Today, as I talk to my loved ones and dear friends, I hear their stories of living lives they hadn’t imagined, which sometimes turn their stomachs. My stomach still turns with uncertainty too. Why? We couldn’t have predicted what would happen, or make things happen that are completely outside our control.
I never know quite what’s over the hill or around the next bend! My relationship with uncertainty cannot be helped, in part because of my human characteristics and in part because of my profession. The professional piece is self-inflicted because it is a fixture of my day job. In that, I don’t always know in advance what my next few months or years will look like and whether I will live in the United States or overseas. I rely, in part, on other people to make the various wheels turn, and I have no control over their decisions, timelines, or situations that may befall them.
Flexibility and adaptability are necessary personality ingredients I need to survive. That doesn’t mean it gets emotionally easier to deal with uncertainty, which I am encountering now as I transition from one position to another in my day job. Dealing with uncertainty does get more practiced. And as with all things we practice, the more we do, the better we get at them!
I tend to stew on uncertainties because I like dealing with issues head-on. Against my better judgment, I can’t avoid the thoughts, so I indulge them. That’s when the strategic planner in me shines: “In Scenario A, I’ll do this, and if I’m in Scenario B, I could do that. And I need to think about Contingency X or Y.”
My strategizing out loud often irks my husband and sister, who are themselves dealing with turning stomachs due to uncertainties in their own lives. They aren’t always prepared to hear my next plan to mitigate them!
In rare moments, I deal with uncertainty through avoidance: don’t think about the issues that are plaguing my insides with the clamor of, “What will happen next? How will I deal with X? What will I do?”

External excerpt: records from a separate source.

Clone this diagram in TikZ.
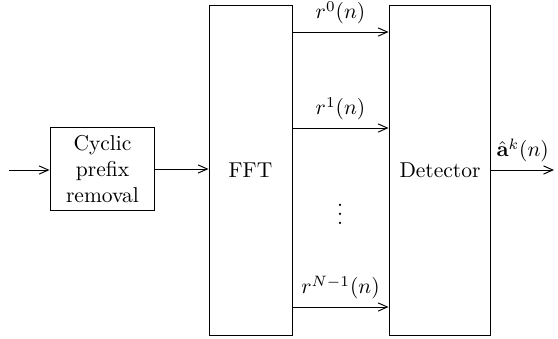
\documentclass[tikz,border=0pt]{standalone}
\usepackage{amsmath,bm}
\usetikzlibrary{arrows.meta}
\begin{document}
\begin{tikzpicture}[x=0.4651pt,y=-0.4651pt,
  blk/.style={draw,line width=0.45pt,inner sep=0pt,align=center},
  conn/.style={-{Straight Barb[length=4.3pt,width=3.8pt]},line width=0.45pt}]
\useasboundingbox (0,0) rectangle (558,338);
\node[blk,minimum width=48.8pt,minimum height=39pt] (cp) at (102.5,169) {Cyclic\\prefix\\removal};
\node[blk,minimum width=38.6pt,minimum height=153.5pt] (fft) at (250.5,170) {FFT};
\node[blk,minimum width=47.4pt,minimum height=153.5pt] (det) at (440,170) {Detector};
\coordinate (in) at (9,170);
\coordinate (out) at (554,170);
\coordinate (y0) at (0,32);
\coordinate (y1) at (0,128);
\coordinate (y2) at (0,307);
\draw[conn] (in) -- (in -| cp.west);
\draw[conn] (cp.east) -- (cp.east -| fft.west);
\draw[conn] (fft.east |- y0) -- node[above] {$r^0(n)$} (det.west |- y0);
\draw[conn] (fft.east |- y1) -- node[above] {$r^1(n)$} (det.west |- y1);
\draw[conn] (fft.east |- y2) -- node[above] {$r^{N-1}(n)$} (det.west |- y2);
\node (dots) at (340,208) {$\vdots$};
\draw[conn] (det.east |- out) -- node[above] {$\hat{\mathbf{a}}^k(n)$} (out);
\end{tikzpicture}
\end{document}
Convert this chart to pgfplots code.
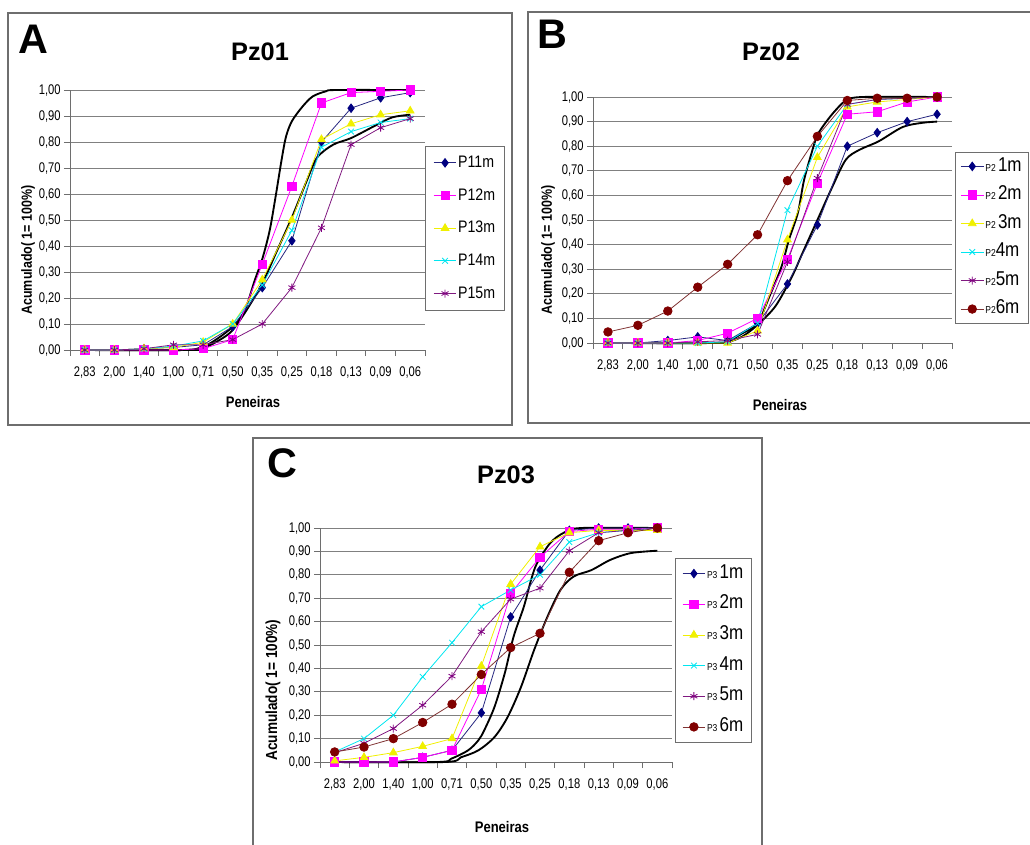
\documentclass[border=0pt]{standalone}
\usepackage{fontspec}
\setmainfont{Liberation Sans}
\newfontfamily\cond[FakeStretch=0.85]{Liberation Sans}
\newfontfamily\condt[FakeStretch=0.8]{Liberation Sans}
\usepackage{pgfplots}
\pgfplotsset{compat=1.18}

\definecolor{cnavy}{RGB}{0,0,128}
\definecolor{cmag}{RGB}{255,0,255}
\definecolor{cyel}{RGB}{240,240,0}
\definecolor{ccyan}{RGB}{0,230,240}
\definecolor{cpur}{RGB}{128,0,128}
\definecolor{cdred}{RGB}{128,0,0}
\definecolor{frame}{RGB}{110,110,110}

\pgfplotsset{
  panel/.style={
    scale only axis, clip=false,
    xmin=-0.5, xmax=11.5, ymin=0, ymax=1,
    axis lines=left, axis line style={-, draw=frame, line width=0.7pt},
    xtick={0,1,2,3,4,5,6,7,8,9,10,11},
    xticklabels={{2,83},{2,00},{1,40},{1,00},{0,71},{0,50},{0,35},{0,25},{0,18},{0,13},{0,09},{0,06}},
    minor xtick={-0.5,0.5,1.5,2.5,3.5,4.5,5.5,6.5,7.5,8.5,9.5,10.5,11.5},
    major x tick style={draw=none},
    minor x tick style={draw=frame, line width=0.7pt},
    ytick={0,0.1,0.2,0.3,0.4,0.5,0.6,0.7,0.8,0.9,1},
    yticklabels={{0,00},{0,10},{0,20},{0,30},{0,40},{0,50},{0,60},{0,70},{0,80},{0,90},{1,00}},
    ytick style={draw=frame, line width=0.7pt},
    tick align=outside, major tick length=4.5pt, minor tick length=4.5pt,
    ymajorgrids, grid style={draw=gray, line width=0.6pt},
    tick label style={font=\condt\fontsize{10.5}{10.5}\selectfont},
    xticklabel style={yshift=-4.5pt},
    yticklabel style={xshift=1pt},
    legend cell align=left,
  },
  s1/.style={color=cnavy!70!gray, line width=0.6pt, mark=diamond*, mark size=3.2pt, mark options={solid, fill=cnavy, draw=cnavy}},
  s2/.style={color=cmag, line width=0.6pt, mark=square*, mark size=3.1pt, mark options={solid, fill=cmag, draw=cmag}},
  s3/.style={color=cyel, line width=0.6pt, mark=triangle*, mark size=3.3pt, mark options={solid, fill=cyel, draw=cyel}},
  s4/.style={color=ccyan, line width=0.6pt, mark=x, mark size=3pt, mark options={solid, draw=ccyan}},
  s5/.style={color=cpur!80!gray, line width=0.6pt, mark=asterisk, mark size=3pt, mark options={solid, draw=cpur}},
  s6/.style={color=cdred!60!gray, line width=0.6pt, mark=*, mark size=3.2pt, mark options={solid, fill=cdred, draw=cdred}},
  ref/.style={black, line width=1.4pt, smooth, tension=0.5, no marks, forget plot},
}

\newcommand{\sm}[1]{{\fontsize{7.5}{8}\selectfont #1}}
\newcommand{\bg}[1]{{\fontsize{15}{15}\selectfont #1}}

\begin{document}
\begin{tikzpicture}
\path[use as bounding box] (0pt,0pt) rectangle (772.5pt,-633pt);
\clip (0pt,0pt) rectangle (772.5pt,-633pt);

% ---------------- Panel A ----------------
\begin{axis}[panel,
  at={(52.5pt,-262.5pt)}, anchor=south west,
  width=266.25pt, height=195pt,
  legend style={at={(1.0,0.785)}, anchor=north west, draw=frame, fill=white,
    font=\cond\fontsize{12.5}{12.5}\selectfont, inner sep=6pt, row sep=11.5pt,
    nodes={inner sep=1pt, text height=9pt, text depth=2pt}},
]
\addplot[ref] coordinates {(0,0)(3.3,0)(4,0.013)(4.5,0.045)(5,0.09)(5.4,0.15)(5.75,0.27)(6,0.35)(6.25,0.46)(6.45,0.59)(6.65,0.73)(6.8,0.82)(7.0,0.88)(7.35,0.935)(7.7,0.975)(8.15,0.995)(8.5,1.0)(11,1.0)};
\addplot[ref] coordinates {(0,0)(3.5,0)(4,0.006)(4.65,0.045)(5,0.077)(5.45,0.15)(6,0.256)(6.45,0.37)(7,0.51)(7.5,0.65)(7.85,0.74)(8.4,0.79)(9,0.815)(9.85,0.865)(10.4,0.895)(11,0.905)};
\addplot[s1] coordinates {(0,0)(1,0)(2,0.005)(3,0.01)(4,0.02)(5,0.09)(6,0.24)(7,0.42)(8,0.80)(9,0.93)(10,0.97)(11,0.99)};
\addlegendentry{P11m}
\addplot[s2] coordinates {(0,0)(1,0)(2,0)(3,0)(4,0.005)(5,0.04)(6,0.33)(7,0.63)(8,0.95)(9,0.99)(10,0.995)(11,1.0)};
\addlegendentry{P12m}
\addplot[s3] coordinates {(0,0)(1,0)(2,0.005)(3,0.01)(4,0.03)(5,0.10)(6,0.27)(7,0.50)(8,0.81)(9,0.87)(10,0.905)(11,0.92)};
\addlegendentry{P13m}
\addplot[s4] coordinates {(0,0)(1,0)(2,0.005)(3,0.015)(4,0.035)(5,0.10)(6,0.25)(7,0.46)(8,0.78)(9,0.84)(10,0.875)(11,0.89)};
\addlegendentry{P14m}
\addplot[s5] coordinates {(0,0)(1,0)(2,0.005)(3,0.02)(4,0.02)(5,0.04)(6,0.10)(7,0.24)(8,0.47)(9,0.79)(10,0.855)(11,0.89)};
\addlegendentry{P15m}
\end{axis}

% ---------------- Panel B ----------------
\begin{axis}[panel,
  at={(444.75pt,-257.25pt)}, anchor=south west,
  width=269.25pt, height=184.5pt,
  legend style={at={(1.008,0.776)}, anchor=north west, draw=frame, fill=white,
    font=\cond, inner sep=4pt, row sep=8.4pt,
    nodes={inner sep=1pt, text height=9pt, text depth=2pt}},
]
\addplot[ref] coordinates {(0,0)(3.5,0)(4,0.007)(4.5,0.04)(5,0.08)(5.4,0.19)(5.8,0.31)(6.05,0.42)(6.35,0.53)(6.55,0.66)(6.8,0.77)(7,0.845)(7.3,0.90)(7.6,0.945)(7.95,0.985)(8.5,1.0)(11,1.0)};
\addplot[ref] coordinates {(0,0)(3.5,0)(4,0.004)(4.5,0.027)(5,0.074)(5.6,0.15)(6.15,0.27)(6.5,0.365)(7,0.50)(7.5,0.635)(7.95,0.745)(8.4,0.785)(9.05,0.82)(9.85,0.878)(10.5,0.895)(11,0.90)};
\addplot[s1] coordinates {(0,0)(1,0)(2,0.01)(3,0.025)(4,0.01)(5,0.08)(6,0.24)(7,0.48)(8,0.80)(9,0.855)(10,0.90)(11,0.93)};
\addlegendentry{\sm{P2}\,\bg{1m}}
\addplot[s2] coordinates {(0,0)(1,0)(2,0)(3,0.01)(4,0.04)(5,0.10)(6,0.34)(7,0.65)(8,0.93)(9,0.94)(10,0.98)(11,1.0)};
\addlegendentry{\sm{P2}\,\bg{2m}}
\addplot[s3] coordinates {(0,0)(1,0)(2,0)(3,0)(4,0)(5,0.05)(6,0.42)(7,0.755)(8,0.96)(9,0.98)(10,0.99)(11,1.0)};
\addlegendentry{\sm{P2}\,\bg{3m}}
\addplot[s4] coordinates {(0,0)(1,0)(2,0)(3,0)(4,0.005)(5,0.08)(6,0.54)(7,0.80)(8,0.97)(9,0.99)(10,0.995)(11,1.0)};
\addlegendentry{\sm{P2}\bg{4m}}
\addplot[s5] coordinates {(0,0)(1,0)(2,0)(3,0.005)(4,0.01)(5,0.035)(6,0.33)(7,0.67)(8,0.97)(9,0.99)(10,0.995)(11,1.0)};
\addlegendentry{\sm{P2}\bg{5m}}
\addplot[s6] coordinates {(0,0.045)(1,0.072)(2,0.13)(3,0.227)(4,0.32)(5,0.44)(6,0.66)(7,0.84)(8,0.986)(9,0.995)(10,0.995)(11,1.0)};
\addlegendentry{\sm{P2}\bg{6m}}
\end{axis}

% ---------------- Panel C ----------------
\begin{axis}[panel,
  at={(240pt,-571.5pt)}, anchor=south west,
  width=264pt, height=175.5pt,
  legend style={at={(1.009,0.872)}, anchor=north west, draw=frame, fill=white,
    font=\cond, inner sep=5pt, row sep=10pt,
    nodes={inner sep=1pt, text height=9pt, text depth=2pt}},
]
\addplot[ref] coordinates {(0,0)(3.5,0)(3.97,0.014)(4.55,0.05)(4.9,0.093)(5.1,0.136)(5.45,0.236)(5.8,0.38)(6.1,0.536)(6.45,0.664)(6.7,0.78)(6.9,0.85)(7.35,0.936)(7.8,0.979)(8.4,1.0)(11,1.0)};
\addplot[ref] coordinates {(0,0)(3.75,0)(4.3,0.02)(4.9,0.05)(5.45,0.107)(5.9,0.193)(6.35,0.32)(6.8,0.479)(7.25,0.62)(7.7,0.736)(8.15,0.793)(8.75,0.82)(9.4,0.864)(10.1,0.893)(11,0.903)};
\addplot[s1] coordinates {(0,0)(1,0)(2,0)(3,0.02)(4,0.05)(5,0.21)(6,0.62)(7,0.82)(8,0.99)(9,1.0)(10,1.0)(11,1.0)};
\addlegendentry{\sm{P3}\,\bg{1m}}
\addplot[s2] coordinates {(0,0)(1,0)(2,0)(3,0.02)(4,0.05)(5,0.31)(6,0.72)(7,0.875)(8,0.985)(9,0.995)(10,0.995)(11,1.0)};
\addlegendentry{\sm{P3}\,\bg{2m}}
\addplot[s3] coordinates {(0,0.005)(1,0.02)(2,0.04)(3,0.067)(4,0.10)(5,0.41)(6,0.76)(7,0.92)(8,0.98)(9,0.99)(10,0.99)(11,0.99)};
\addlegendentry{\sm{P3}\,\bg{3m}}
\addplot[s4] coordinates {(0,0.043)(1,0.10)(2,0.20)(3,0.364)(4,0.51)(5,0.664)(6,0.735)(7,0.80)(8,0.94)(9,0.98)(10,0.99)(11,1.0)};
\addlegendentry{\sm{P3}\,\bg{4m}}
\addplot[s5] coordinates {(0,0.04)(1,0.08)(2,0.143)(3,0.243)(4,0.367)(5,0.557)(6,0.696)(7,0.743)(8,0.903)(9,0.98)(10,0.99)(11,1.0)};
\addlegendentry{\sm{P3}\,\bg{5m}}
\addplot[s6] coordinates {(0,0.043)(1,0.064)(2,0.10)(3,0.169)(4,0.247)(5,0.374)(6,0.489)(7,0.55)(8,0.811)(9,0.946)(10,0.98)(11,1.0)};
\addlegendentry{\sm{P3}\,\bg{6m}}
\end{axis}

% ---------------- frames and texts ----------------
\begin{scope}[x=0.75pt, y=-0.75pt]
\draw[frame, line width=0.8pt] (8,13) rectangle (512,425);
\draw[frame, line width=0.8pt] (528,12) rectangle (1045,423);
\draw[frame, line width=0.8pt] (253,438) rectangle (762,860);

\node[font=\bfseries\fontsize{31}{31}\selectfont] at (33,39) {A};
\node[font=\bfseries\fontsize{31}{31}\selectfont] at (552,34) {B};
\node[font=\bfseries\fontsize{31}{31}\selectfont] at (282,463) {C};

\node[font=\bfseries\fontsize{19}{19}\selectfont] at (260,52) {Pz01};
\node[font=\bfseries\fontsize{19}{19}\selectfont] at (771,52) {Pz02};
\node[font=\bfseries\fontsize{19}{19}\selectfont] at (506,475) {Pz03};

\node[font=\cond\bfseries\fontsize{11.5}{11.5}\selectfont] at (253,402) {Peneiras};
\node[font=\cond\bfseries\fontsize{11.5}{11.5}\selectfont] at (780,405) {Peneiras};
\node[font=\cond\bfseries\fontsize{11.5}{11.5}\selectfont] at (502,827) {Peneiras};

\node[font=\cond\bfseries\fontsize{11}{11}\selectfont, rotate=90] at (28,250) {Acumulado( 1= 100\%)};
\node[font=\cond\bfseries\fontsize{11}{11}\selectfont, rotate=90] at (548,250) {Acumulado( 1= 100\%)};
\node[font=\cond\bfseries\fontsize{12}{12}\selectfont, rotate=90] at (273,690) {Acumulado( 1= 100\%)};
\end{scope}
\end{tikzpicture}
\end{document}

Sometimes, as with disappointments, I eat my way through the uncertainty. On my coffee table sits a coaster from one of my best friends, reminding me, “Chocolate is the answer, who cares what the question is.”

This weekend, as I dealt with several elements of uncertainty, my sister did something amazing for me. She took me to a beautiful health and wellness facility in which we immersed ourselves in hydrotherapy, saunas, steam inhalation, and surprisingly delicious and healthy eating. For several hours, the activity together took me away from the pestering of my mind. It also gave us quality time together.
Uncertainty is not just a part of my day job: the reality is that it’s a part of all of our lives. We can’t predict events, people’s reactions, or elements around us outside our control. And we might want to curl up in a ball and hide away from all the uncertainty. But now that we’re “adulting,” we can’t do that – there are too many responsibilities we have on our plates! So, we have to deal with uncertainties head-on, and we need to do so in a healthy, balanced manner.
I can’t give you a recipe to deal wonderfully with uncertainty; I’m figuring that out myself – every day. What I will say is try. Try taking care of yourself, resting, eating, avoidance if it helps for a short time, strategic planning so that you can mitigate the effects of what uncertainties will bring, and then try giving yourself some grace. That’s what I’m working on!